### Stated task
Write the data below out exactly as it stands. Do not include the pictures.

** Start Source excerpt **

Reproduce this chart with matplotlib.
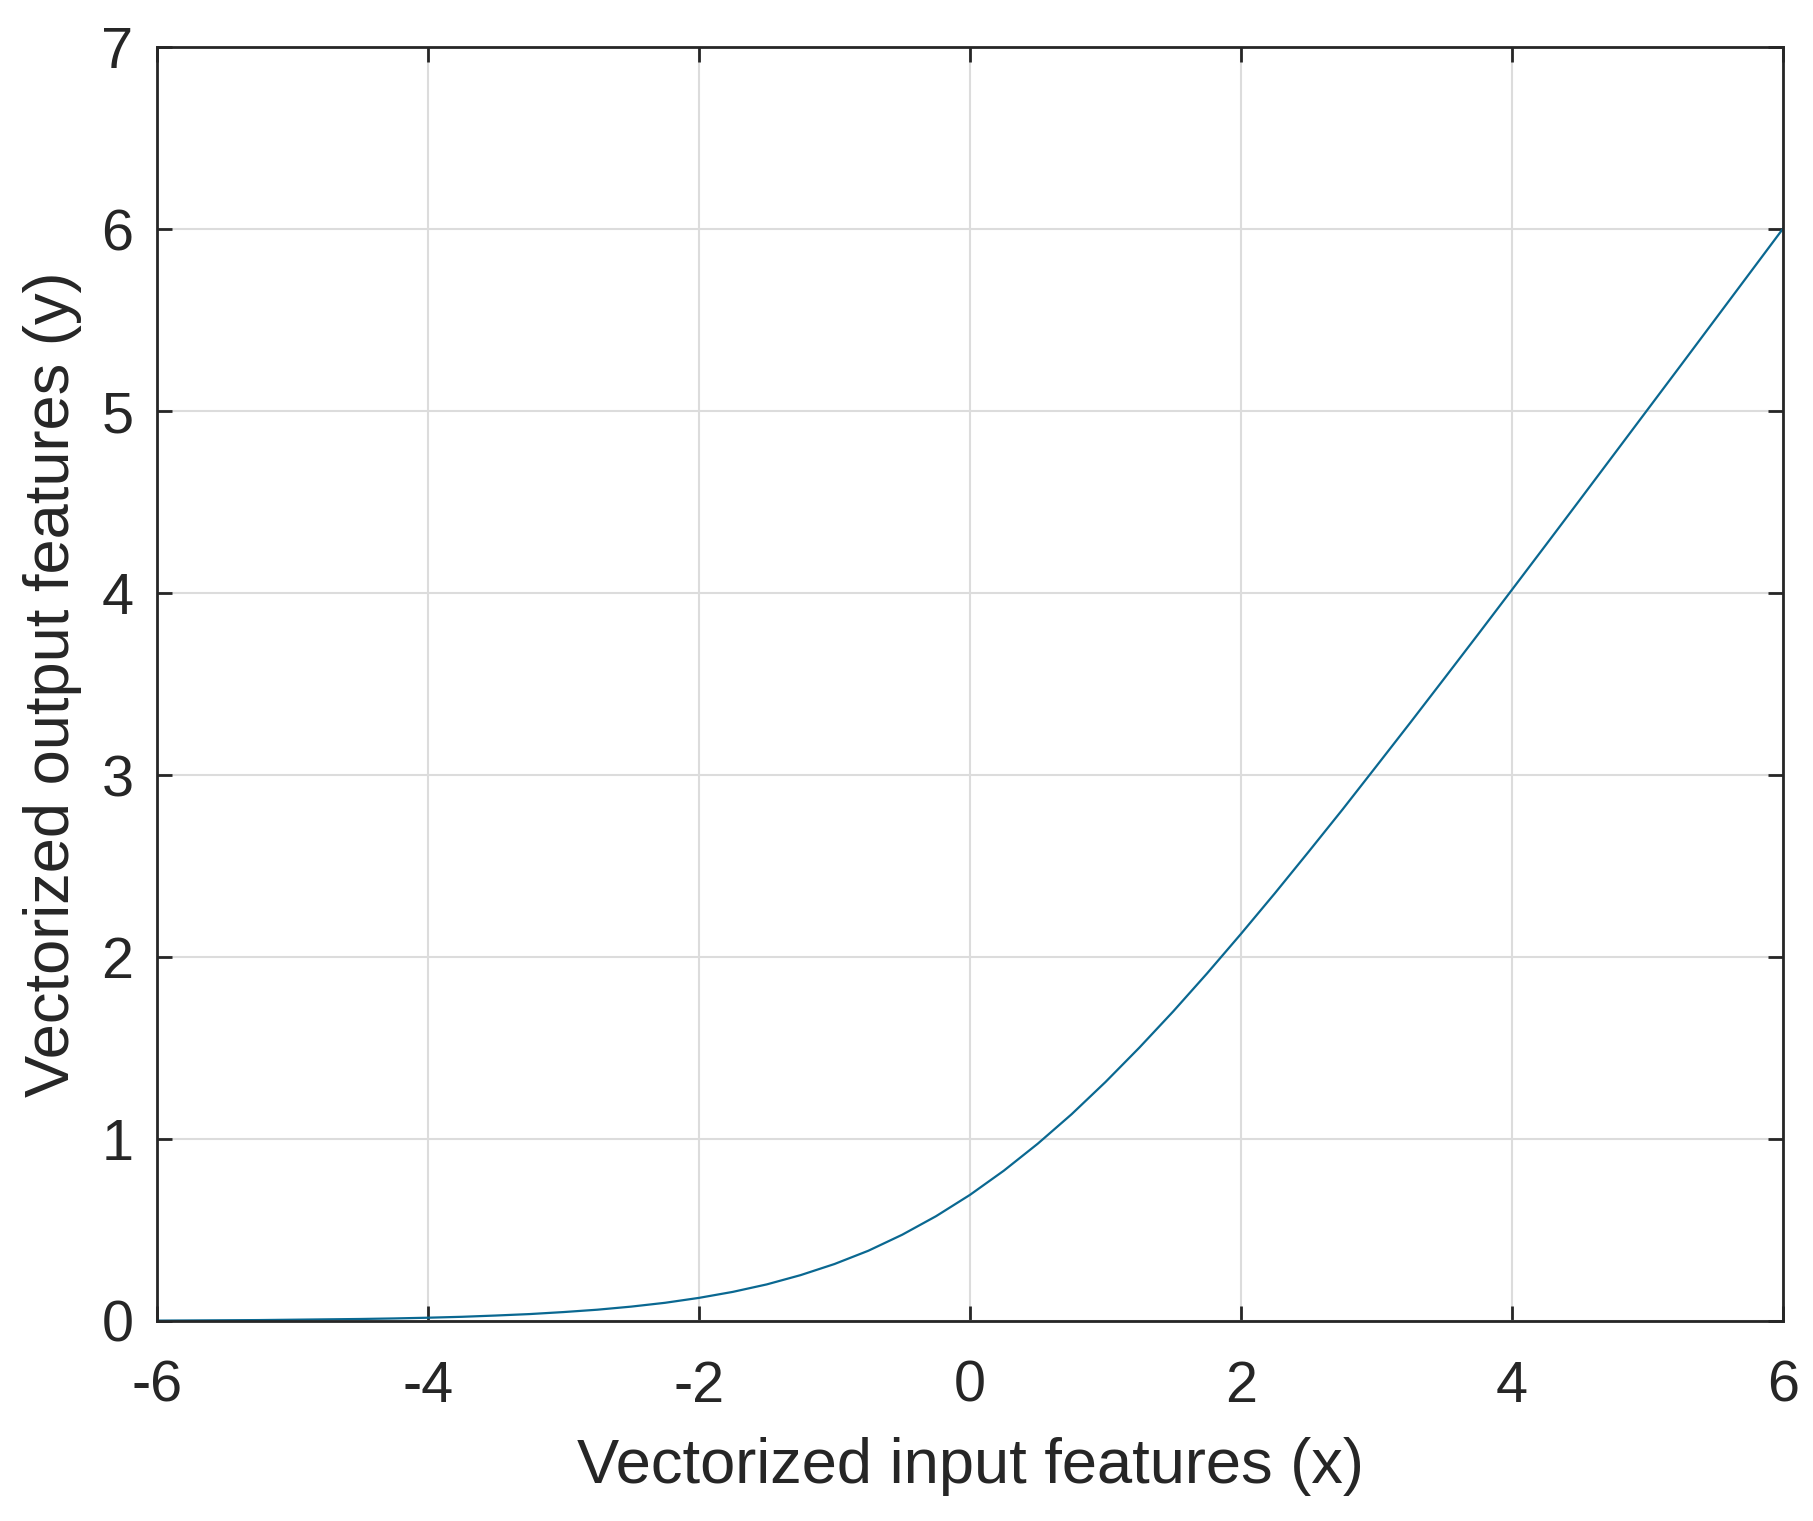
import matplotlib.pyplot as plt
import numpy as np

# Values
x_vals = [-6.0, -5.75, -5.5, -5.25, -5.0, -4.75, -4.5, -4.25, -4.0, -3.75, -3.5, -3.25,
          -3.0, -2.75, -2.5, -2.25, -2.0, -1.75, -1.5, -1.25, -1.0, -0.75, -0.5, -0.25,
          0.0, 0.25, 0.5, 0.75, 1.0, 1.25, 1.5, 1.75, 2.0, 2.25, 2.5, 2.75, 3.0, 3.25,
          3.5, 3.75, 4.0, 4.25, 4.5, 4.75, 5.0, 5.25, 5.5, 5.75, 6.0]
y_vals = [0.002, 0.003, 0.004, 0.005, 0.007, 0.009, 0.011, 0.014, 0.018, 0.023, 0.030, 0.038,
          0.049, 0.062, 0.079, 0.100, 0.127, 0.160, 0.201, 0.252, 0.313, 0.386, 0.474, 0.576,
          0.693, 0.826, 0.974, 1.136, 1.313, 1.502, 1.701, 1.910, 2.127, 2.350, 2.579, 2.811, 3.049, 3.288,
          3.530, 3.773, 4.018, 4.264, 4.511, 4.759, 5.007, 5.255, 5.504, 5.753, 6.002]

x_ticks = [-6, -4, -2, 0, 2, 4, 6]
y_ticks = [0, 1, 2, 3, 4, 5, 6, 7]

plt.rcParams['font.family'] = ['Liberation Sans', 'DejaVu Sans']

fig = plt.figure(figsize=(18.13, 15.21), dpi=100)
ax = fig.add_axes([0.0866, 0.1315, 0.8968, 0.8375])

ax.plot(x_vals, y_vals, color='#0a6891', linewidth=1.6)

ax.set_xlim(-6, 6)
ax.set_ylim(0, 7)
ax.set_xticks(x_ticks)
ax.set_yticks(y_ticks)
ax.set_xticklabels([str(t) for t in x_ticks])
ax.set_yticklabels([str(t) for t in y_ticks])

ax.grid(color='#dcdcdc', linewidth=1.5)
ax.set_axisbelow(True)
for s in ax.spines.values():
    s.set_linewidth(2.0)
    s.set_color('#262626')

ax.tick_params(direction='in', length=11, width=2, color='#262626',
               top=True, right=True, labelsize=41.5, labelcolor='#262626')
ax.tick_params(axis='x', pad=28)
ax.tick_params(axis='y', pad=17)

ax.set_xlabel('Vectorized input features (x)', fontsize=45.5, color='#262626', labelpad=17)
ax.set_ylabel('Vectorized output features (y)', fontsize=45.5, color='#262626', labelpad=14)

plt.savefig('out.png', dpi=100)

** End Source excerpt **

### Response to this task
Reproduce this chart with matplotlib.
import matplotlib.pyplot as plt
import numpy as np

# Values
x_vals = [-6.0, -5.75, -5.5, -5.25, -5.0, -4.75, -4.5, -4.25, -4.0, -3.75, -3.5, -3.25,
          -3.0, -2.75, -2.5, -2.25, -2.0, -1.75, -1.5, -1.25, -1.0, -0.75, -0.5, -0.25,
          0.0, 0.25, 0.5, 0.75, 1.0, 1.25, 1.5, 1.75, 2.0, 2.25, 2.5, 2.75, 3.0, 3.25,
          3.5, 3.75, 4.0, 4.25, 4.5, 4.75, 5.0, 5.25, 5.5, 5.75, 6.0]
y_vals = [0.002, 0.003, 0.004, 0.005, 0.007, 0.009, 0.011, 0.014, 0.018, 0.023, 0.030, 0.038,
          0.049, 0.062, 0.079, 0.100, 0.127, 0.160, 0.201, 0.252, 0.313, 0.386, 0.474, 0.576,
          0.693, 0.826, 0.974, 1.136, 1.313, 1.502, 1.701, 1.910, 2.127, 2.350, 2.579, 2.811, 3.049, 3.288,
          3.530, 3.773, 4.018, 4.264, 4.511, 4.759, 5.007, 5.255, 5.504, 5.753, 6.002]

x_ticks = [-6, -4, -2, 0, 2, 4, 6]
y_ticks = [0, 1, 2, 3, 4, 5, 6, 7]

plt.rcParams['font.family'] = ['Liberation Sans', 'DejaVu Sans']

fig = plt.figure(figsize=(18.13, 15.21), dpi=100)
ax = fig.add_axes([0.0866, 0.1315, 0.8968, 0.8375])

ax.plot(x_vals, y_vals, color='#0a6891', linewidth=1.6)

ax.set_xlim(-6, 6)
ax.set_ylim(0, 7)
ax.set_xticks(x_ticks)
ax.set_yticks(y_ticks)
ax.set_xticklabels([str(t) for t in x_ticks])
ax.set_yticklabels([str(t) for t in y_ticks])

ax.grid(color='#dcdcdc', linewidth=1.5)
ax.set_axisbelow(True)
for s in ax.spines.values():
    s.set_linewidth(2.0)
    s.set_color('#262626')

ax.tick_params(direction='in', length=11, width=2, color='#262626',
               top=True, right=True, labelsize=41.5, labelcolor='#262626')
ax.tick_params(axis='x', pad=28)
ax.tick_params(axis='y', pad=17)

ax.set_xlabel('Vectorized input features (x)', fontsize=45.5, color='#262626', labelpad=17)
ax.set_ylabel('Vectorized output features (y)', fontsize=45.5, color='#262626', labelpad=14)

plt.savefig('out.png', dpi=100)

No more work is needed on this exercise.